Rainbows, Butterflies and My Breastfeeding Saga

Being true to you, authentically you, the loudest you - is the greatest gift you can offer the world.

I suppose since my pregnancy and delivery was magical even with eh hum, hemorrhoids, and two tears, it’s only natural my post-birth plan would go awry... (I intentionally mention hemorrhoids at this point in the post so you can stop reading now if you think it's TMI ;)

God, grant me the serenity.



I gave birth Thursday, May 23rd at 6:26pm. Within the hour, baby had a successful latch and our lactation consultants were pleased w/ the outlook for little man.

We were released from the hospital Saturday afternoon. I’d visited w/ lactation each day, and everything looked good (Except my bleeding, cracked nipples and the toe curling, take-your-breath-away pain that accompanied feeding times).


By Sunday afternoon at home, little guy was frustrated, unusually fussy, no longer latching and had very little urine output and no bowel movements. Then he spiked a fever of 100.8 - the on call pediatrician informed us that for infants under two months, with a fever over 100.5, the protocol is to go to the ER. So we did, and Lennon was admitted for the next 36 hours at minimum.

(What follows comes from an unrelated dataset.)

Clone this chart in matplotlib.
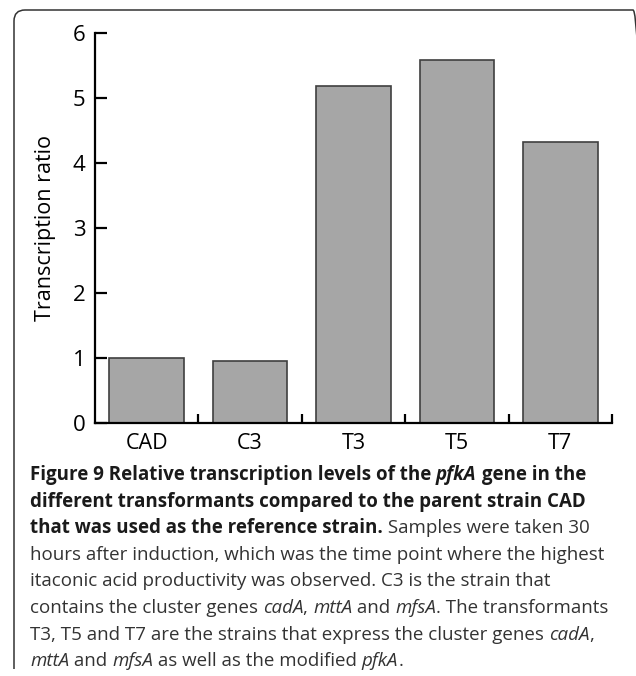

There we learned he was dehydrated, and I was not producing anything for him. Not even colostrum. I began working with lactation again and started pumping. We also started supplementing formula. Lennon drank the entire first bottle offered to him. Poor guy was so hungry and thirsty. He’s been an eager eater since.

(All tests and cultures came back negative. He was given antibiotics and an antiviral just to be safe).


A week later, I’ve cried the last 6/7 days, mourning the experience of breastfeeding. I’ve pumped every 2-3 hours to no avail, eaten two dozen lactation cookies, drank lactation tea, and continued to let our baby latch. Unfortunately, he’ll only try to nurse for about a minute now, as opposed to his former 30, before wanting a bottle.


Next step is to get my prolactin levels checked. My lactation consultants are perplexed. Especially since I leaked milk two months ago, one could presume the pipes were working.



God grant me the serenity.



Am I devastated? Yes. Was this the plan? No.... it comes back to trust and faith in my higher power and His plan. This is something I don’t have control over. What I do have control of is my attitude. Gratitude. I’m grateful hubs and I can take shifts; I can take naps and leave the house. Giving me the ability to keep sight of my recovery (from alcoholism -3.5 yrs and an eating disorder - apx 7-8yrs), mental health, and not get lost in the responsibilities of being a new - nursing - mom. 

Lennon has surpassed his birth weight and is a happy, content baby. Sleeping up to four hours after a big bottle.

I do not feel like I’ve failed, in any way. I know I’m doing my best. I’m just sad to miss out on the experience.


So we do lots of skin to skin instead, and I’ll never stop giving my baby as much love and affection as possible.

Fed is best.

I think it’s important to know what you want, visualize it and be an active co-creator in life, but it’s also equally important to manage expectations and remain in the flow.